Cycle Time: From Development to Ready for Release
The second area we have used Control Charts is looking at the time it takes for a Story to progress through the following states in our process (and on the Kanban board):
- Developer Design (Technical Design Discussion, How to Test written)
- Development Underway (Including Code Review if it wasn’t developed by pairing developers)
- Functional Testing (this is where they wait for Test to test them)
- Acceptance Testing (this is where they wait for the BA to test them)
We started out with a histogram to understand the range of times it was taking tasks to cross these columns on the board.
The histogram gives a good overview of how long the tasks are taking, but it’s more interesting to see this in a Control Chart since the Upper Control Limit helps highlight which tasks took excessively long and are likely to be due to special causes that are worth root cause analysing.
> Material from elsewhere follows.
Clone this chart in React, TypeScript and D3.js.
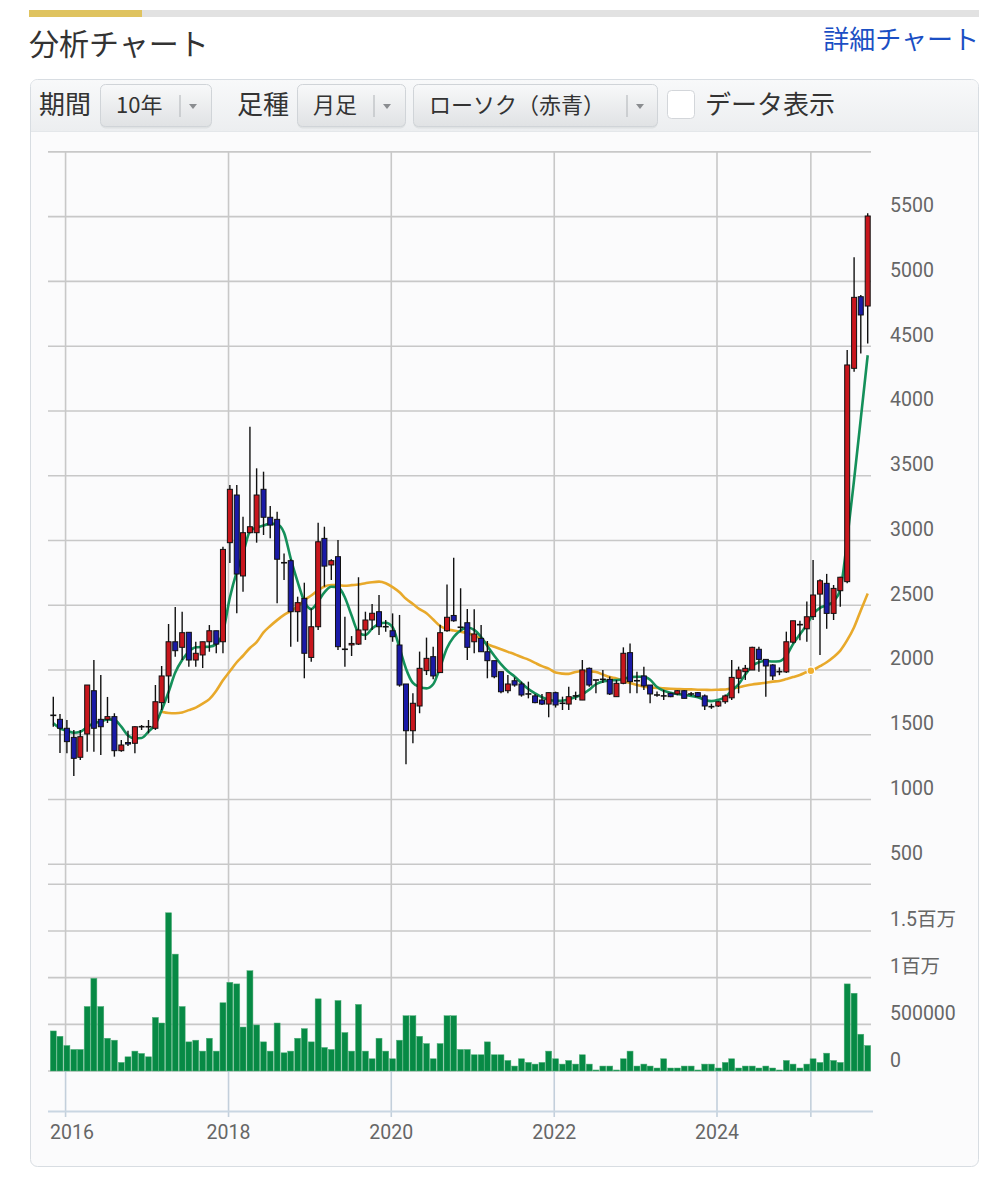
import React from 'react';
import * as d3 from 'd3';

// Monthly candles, Nov 2015 .. Nov 2025
const startYear = 2015;
const startMonth = 10; // November (0-based)

const openP = [
  1650, 1619, 1550, 1480, 1326, 1506, 1840, 1619, 1619, 1640,
  1377, 1440, 1434, 1562, 1562, 1550, 1748, 1954, 2218, 2175,
  2291, 2077, 2116, 2218, 2303, 2218, 2983, 3351, 2726, 3060,
  3060, 3395, 3179, 3163, 2828, 2844, 2450, 2553, 2097, 2334,
  3016, 2811, 2875, 2160, 2195, 2200, 2309, 2386, 2450, 2334,
  2303, 2193, 1892, 1531, 1722, 1995, 2103, 1980, 2303, 2421,
  2330, 2365, 2218, 2244, 2141, 2072, 1987, 1840, 1917, 1892,
  1815, 1800, 1768, 1737, 1825, 1743, 1737, 1800, 1768, 2013,
  1923, 1928, 1928, 1794, 1897, 2134, 1917, 1954, 1884, 1807,
  1800, 1820, 1815, 1840, 1815, 1825, 1800, 1717, 1722, 1755,
  1785, 1936, 1987, 2000, 2160, 2082, 2039, 1987, 1985, 2215,
  2350, 2318, 2412, 2586, 2669, 2437, 2612, 2682, 4329, 4882, 4810,
];
const highP = [
  1794, 1660, 1614, 1537, 1537, 1884, 2077, 1961, 1792, 1666,
  1460, 1531, 1565, 1575, 1614, 1884, 2031, 2355, 2486, 2450,
  2291, 2218, 2218, 2347, 2303, 2952, 3428, 3428, 3183, 3878,
  3557, 3531, 3266, 3222, 2900, 2855, 2566, 2674, 2476, 3137,
  3106, 2855, 3004, 2411, 2262, 2716, 2450, 2510, 2579, 2386,
  2437, 2425, 1892, 1820, 2142, 2250, 2180, 2350, 2660, 2866,
  2631, 2470, 2469, 2347, 2224, 2072, 1987, 1961, 1943, 1910,
  1910, 1815, 1815, 1825, 1833, 1794, 1871, 1833, 2077, 2020,
  1923, 2000, 1950, 1923, 2175, 2205, 1987, 2026, 1884, 1833,
  1846, 1825, 1845, 1845, 1830, 1830, 1810, 1740, 1760, 1810,
  2077, 2026, 2039, 2180, 2180, 2082, 2045, 2020, 2296, 2380,
  2380, 2528, 2850, 2700, 2742, 2656, 2720, 4471, 5186, 4895, 5526,
];
const lowP = [
  1562, 1359, 1357, 1182, 1305, 1369, 1369, 1344, 1591, 1331,
  1369, 1413, 1357, 1537, 1511, 1537, 1691, 1745, 2103, 2077,
  2026, 2026, 2015, 2141, 2130, 2129, 2826, 2438, 2604, 3055,
  2983, 3042, 3017, 2515, 2695, 2180, 2218, 1936, 2064, 2309,
  2643, 2695, 2154, 2026, 2108, 2193, 2232, 2309, 2270, 2296,
  2218, 1871, 1273, 1434, 1666, 1961, 1928, 1977, 2296, 2373,
  2296, 2077, 2129, 2141, 1936, 1936, 1820, 1820, 1871, 1794,
  1781, 1743, 1730, 1635, 1710, 1691, 1691, 1768, 1768, 1871,
  1820, 1900, 1807, 1794, 1890, 1820, 1820, 1845, 1743, 1794,
  1768, 1790, 1805, 1781, 1800, 1790, 1691, 1700, 1715, 1740,
  1768, 1820, 1923, 2000, 1987, 1794, 1923, 1960, 1977, 2205,
  2230, 2218, 2386, 2116, 2318, 2386, 2489, 2669, 4303, 4444, 4521,
];
const closeP = [
  1650, 1550, 1447, 1318, 1485, 1884, 1550, 1562, 1640, 1377,
  1421, 1430, 1562, 1562, 1562, 1755, 1954, 2218, 2149, 2288,
  2077, 2129, 2218, 2303, 2200, 2931, 3395, 2741, 3060, 3106,
  3351, 3179, 3119, 2855, 2828, 2450, 2520, 2129, 2334, 2990,
  2802, 2844, 2180, 2160, 2205, 2309, 2386, 2438, 2334, 2334,
  2257, 1884, 1531, 1743, 2013, 2090, 1954, 2288, 2407, 2380,
  2330, 2175, 2278, 2141, 2072, 1948, 1832, 1892, 1884, 1807,
  1815, 1748, 1737, 1825, 1730, 1743, 1794, 1800, 2000, 1884,
  1923, 1928, 1815, 1897, 2129, 1910, 1917, 1877, 1815, 1807,
  1800, 1794, 1840, 1781, 1815, 1794, 1722, 1717, 1755, 1800,
  1943, 2000, 2013, 2175, 2082, 2031, 1954, 1987, 2218, 2380,
  2350, 2411, 2579, 2689, 2437, 2630, 2716, 4355, 4877, 4741, 5505,
];
// volume, thousands of shares
const volumeK = [
  429, 372, 273, 231, 231, 691, 993, 691, 351, 330,
  92, 152, 213, 188, 152, 574, 514, 1695, 1252, 691,
  312, 330, 213, 351, 213, 731, 950, 933, 471, 1074,
  493, 312, 213, 514, 195, 213, 351, 454, 312, 773,
  252, 231, 755, 412, 213, 713, 213, 131, 351, 213,
  131, 330, 592, 592, 372, 294, 131, 294, 592, 592,
  231, 231, 174, 174, 312, 174, 174, 113, 53, 131,
  92, 74, 92, 213, 131, 74, 113, 74, 174, 74,
  11, 53, 53, 11, 131, 213, 53, 74, 53, 32,
  131, 32, 32, 53, 53, 11, 74, 74, 32, 92,
  131, 32, 53, 53, 32, 53, 32, 11, 113, 74,
  32, 74, 131, 92, 191, 113, 92, 933, 833, 394, 273,
];
// short moving average (green)
const maShort = [
  1589, 1550, 1531, 1516, 1524, 1560, 1589, 1601, 1619, 1615,
  1562, 1495, 1473, 1475, 1524, 1580, 1690, 1830, 1980, 2077,
  2141, 2175, 2178, 2180, 2200, 2290, 2560, 2760, 2900, 3070,
  3100, 3115, 3130, 3125, 3060, 2860, 2680, 2530, 2470, 2530,
  2600, 2643, 2640, 2560, 2420, 2290, 2270, 2320, 2355, 2365,
  2330, 2170, 2010, 1900, 1870, 1858, 1890, 2020, 2170, 2255,
  2305, 2328, 2310, 2255, 2185, 2110, 2045, 1990, 1950, 1900,
  1853, 1820, 1790, 1770, 1763, 1763, 1772, 1792, 1812, 1848,
  1890, 1912, 1920, 1922, 1930, 1945, 1948, 1948, 1925, 1868,
  1840, 1825, 1815, 1808, 1800, 1790, 1770, 1760, 1770, 1790,
  1840, 1890, 1965, 2030, 2060, 2070, 2065, 2068, 2110, 2200,
  2275, 2350, 2430, 2480, 2500, 2530, 2620, 3010, 3470, 3940, 4430,
];
// long moving average (orange), starts at the 17th candle
const maLong = [
  null, null, null, null, null, null, null, null, null, null,
  null, null, null, null, null, null, 1678, 1668, 1666, 1672,
  1690, 1710, 1740, 1775, 1840, 1920, 1990, 2060, 2110, 2170,
  2215, 2290, 2340, 2385, 2425, 2455, 2490, 2540, 2575, 2615,
  2645, 2656, 2656, 2650, 2655, 2660, 2670, 2678, 2682, 2670,
  2640, 2600, 2550, 2510, 2470, 2438, 2390, 2340, 2315, 2305,
  2295, 2285, 2265, 2240, 2200, 2180, 2160, 2140, 2122, 2100,
  2080, 2055, 2030, 2010, 1980, 1972, 1970, 1985, 1992, 1990,
  1985, 1965, 1945, 1935, 1915, 1900, 1885, 1870, 1865, 1862,
  1858, 1855, 1853, 1851, 1850, 1848, 1847, 1846, 1848, 1850,
  1858, 1866, 1878, 1888, 1895, 1902, 1910, 1915, 1930, 1945,
  1962, 1985, 2000, 2030, 2060, 2100, 2150, 2230, 2330, 2460, 2590,
];

const yearTicks = [2016, 2018, 2020, 2022, 2024];
const markerDate = new Date(2025, 1, 25);
const priceGrid = [500, 1000, 1500, 2000, 2500, 3000, 3500, 4000, 4500, 5000, 5500, 6000];
const priceLabels = [500, 1000, 1500, 2000, 2500, 3000, 3500, 4000, 4500, 5000, 5500];
const volGrid = [0, 500000, 1000000, 1500000, 2000000];
const volLabelValues = [0, 500000, 1000000, 1500000];
const volLabelTexts = ['0', '500000', '1百万', '1.5百万'];

const JP = "'Noto Sans CJK JP', 'Noto Sans', sans-serif";
const NUM = "Roboto, 'Noto Sans CJK JP', sans-serif";

function Dropdown({ x, w, label, sepX }: { x: number; w: number; label: string; sepX: number }) {
  return (
    <g>
      <rect x={x + 0.5} y={85.5} width={w} height={43} rx={5} fill="#d5d8db" opacity={0.6} />
      <rect x={x + 0.5} y={84.5} width={w} height={42} rx={5} fill="url(#ddGrad)" stroke="#d0d4d8" />
      <text x={x + 16} y={113} fontFamily={JP} fontSize={22} fill="#333">{label}</text>
      <line x1={sepX} x2={sepX} y1={95} y2={117} stroke="#b9bcc0" strokeWidth={1.2} />
      <path d={`M${sepX + 9},${104} l8,0 l-4,5 z`} fill="#8a8d90" />
    </g>
  );
}

export default function App() {
  const n = openP.length;
  const dates = d3.range(n).map((i) => new Date(startYear, startMonth + i, 7));
  const x = d3.scaleTime().domain([dates[0], dates[n - 1]]).range([53.3, 867.7]);
  const y = d3.scaleLinear().domain([0, 6000]).range([929.04, 151.9]);
  const yv = d3.scaleLinear().domain([0, 2000000]).range([1071, 884.3]);

  const gridLeft = 48;
  const gridRight = 871;
  const bodyW = 5;
  const barW = 6;

  const lineShort = d3
    .line<number>()
    .x((_, i) => x(dates[i]))
    .y((d) => y(d))
    .curve(d3.curveMonotoneX);
  const lineLong = d3
    .line<number | null>()
    .defined((d) => d !== null)
    .x((_, i) => x(dates[i]))
    .y((d) => y(d as number))
    .curve(d3.curveMonotoneX);

  const mx = x(markerDate);
  const bis = d3.bisector((d: Date) => d).right(dates, markerDate);
  const t = (markerDate.getTime() - dates[bis - 1].getTime()) / (dates[bis].getTime() - dates[bis - 1].getTime());
  const my = y((maLong[bis - 1] as number) * (1 - t) + (maLong[bis] as number) * t);

  const vLines = [...yearTicks.map((yr) => x(new Date(yr, 0, 1))), mx];

  return (
    <svg width={1008} height={1198} style={{ position: 'absolute', left: 0, top: 0, background: '#fff' }}>
      <defs>
        <linearGradient id="hdrGrad" x1="0" y1="0" x2="0" y2="1">
          <stop offset="0" stopColor="#f8f9fa" />
          <stop offset="1" stopColor="#eceef0" />
        </linearGradient>
        <linearGradient id="ddGrad" x1="0" y1="0" x2="0" y2="1">
          <stop offset="0" stopColor="#f8f9fa" />
          <stop offset="1" stopColor="#e0e2e4" />
        </linearGradient>
      </defs>

      {/* top progress bar */}
      <rect x={29} y={10} width={950} height={7} fill="#e2e2e2" />
      <rect x={29} y={10} width={113} height={7} fill="#dfc35f" />

      <text x={29} y={55} fontFamily={JP} fontSize={30} fill="#333">分析チャート</text>
      <text x={979} y={49} textAnchor="end" fontFamily={JP} fontSize={26} fill="#1b4fc4">詳細チャート</text>

      {/* card */}
      <rect x={30.5} y={79.5} width={948} height={1087} rx={7} fill="#fbfbfc" stroke="#d8dde2" />
      <path d="M31,131 L31,87 Q31,80 38,80 L971,80 Q978,80 978,87 L978,131 Z" fill="url(#hdrGrad)" />
      <line x1={31} x2={978} y1={131.5} y2={131.5} stroke="#e4e7ea" />

      <text x={39} y={114} fontFamily={JP} fontSize={26} fill="#333">期間</text>
      <Dropdown x={100} w={111} label="10年" sepX={180} />
      <text x={237} y={114} fontFamily={JP} fontSize={26} fill="#333">足種</text>
      <Dropdown x={297} w={108} label="月足" sepX={374} />
      <Dropdown x={413} w={244} label="ローソク（赤青）" sepX={627} />
      <rect x={667.5} y={90.5} width={27} height={28} rx={4} fill="#fff" stroke="#d3d6da" />
      <text x={705} y={114} fontFamily={JP} fontSize={26} fill="#333">データ表示</text>

      {/* horizontal grid: price */}
      {priceGrid.map((p) => (
        <line key={'pg' + p} x1={gridLeft} x2={gridRight} y1={y(p)} y2={y(p)} stroke="#c8c8c8" strokeWidth={1.6} />
      ))}
      {/* horizontal grid: volume */}
      {volGrid.map((v) => (
        <line key={'vg' + v} x1={gridLeft} x2={gridRight} y1={yv(v)} y2={yv(v)} stroke="#c8c8c8" strokeWidth={1.6} />
      ))}
      {/* vertical grid */}
      {vLines.map((vx, i) => (
        <g key={'vl' + i}>
          <line x1={vx} x2={vx} y1={151} y2={1071} stroke="#c8c8c8" strokeWidth={1.6} />
          <line x1={vx} x2={vx} y1={1071} y2={1117} stroke="#c3cfdb" strokeWidth={1.6} />
        </g>
      ))}
      {/* bottom axis line */}
      <line x1={gridLeft} x2={gridRight + 2} y1={1111.5} y2={1111.5} stroke="#c9d6e2" strokeWidth={2} />

      {/* volume bars */}
      {volumeK.map((v, i) => (
        <rect
          key={'v' + i}
          x={x(dates[i]) - barW / 2}
          y={yv(v * 1000)}
          width={barW}
          height={yv(0) - yv(v * 1000)}
          fill="#078a45"
          stroke="#4fae78"
          strokeWidth={0.5}
        />
      ))}

      {/* moving averages */}
      <path d={lineLong(maLong) || ''} fill="none" stroke="#e8a92b" strokeWidth={2.6} />
      <path d={lineShort(maShort) || ''} fill="none" stroke="#14905a" strokeWidth={2.6} />
      <circle cx={mx} cy={my} r={3.8} fill="#f0b030" stroke="#fff" strokeWidth={1.2} />

      {/* candles */}
      {openP.map((o, i) => {
        const c = closeP[i];
        const cx = x(dates[i]);
        const up = c > o;
        const down = c < o;
        const top = y(Math.max(o, c));
        const bot = y(Math.min(o, c));
        return (
          <g key={'c' + i}>
            <line x1={cx} x2={cx} y1={y(highP[i])} y2={y(lowP[i])} stroke="#111" strokeWidth={1.4} />
            {up || down ? (
              <rect
                x={cx - bodyW / 2}
                y={top}
                width={bodyW}
                height={Math.max(bot - top, 1.5)}
                fill={up ? '#c8161d' : '#1a1aa6'}
                stroke="#111"
                strokeWidth={1}
              />
            ) : (
              <line x1={cx - bodyW / 2 - 0.5} x2={cx + bodyW / 2 + 0.5} y1={top} y2={top} stroke="#111" strokeWidth={1.6} />
            )}
          </g>
        );
      })}

      {/* price labels */}
      {priceLabels.map((p) => (
        <text key={'pl' + p} x={890} y={y(p) - 4.5} fontFamily={NUM} fontSize={19.5} fill="#666">
          {p}
        </text>
      ))}
      {/* volume labels */}
      {volLabelValues.map((v, i) => (
        <text key={'vlab' + v} x={890} y={yv(v) - 4.5} fontFamily={NUM} fontSize={19.5} fill="#666">
          {volLabelTexts[i]}
        </text>
      ))}
      {/* year labels */}
      {yearTicks.map((yr) => {
        const gx = x(new Date(yr, 0, 1));
        return (
          <text key={'yl' + yr} x={Math.max(gx, 72)} y={1139} textAnchor="middle" fontFamily={NUM} fontSize={19.5} fill="#666">
            {yr}
          </text>
        );
      })}
    </svg>
  );
}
I prefer the timeline view of the control chart to the histogram since it shows if things are changing over time as well as more clearly illustrating the outliers.
Here we can see that there are two tasks which were excessively long. These were special causes since one was due to working in a new way with another IT team, and the other was due to a “pile up” of work in progress with one developer who was tasked with performance and scalability testing the application (which required co-ordination with other groups to access the testing infrastructure). Removing these two outlier shows some other tasks to investigate, again, mainly around working on tasks that involve co-ordination with other teams.
The charts and histograms in these two areas suggest that the most productive improvements in our development system are going to come from working out ways of working better with other teams.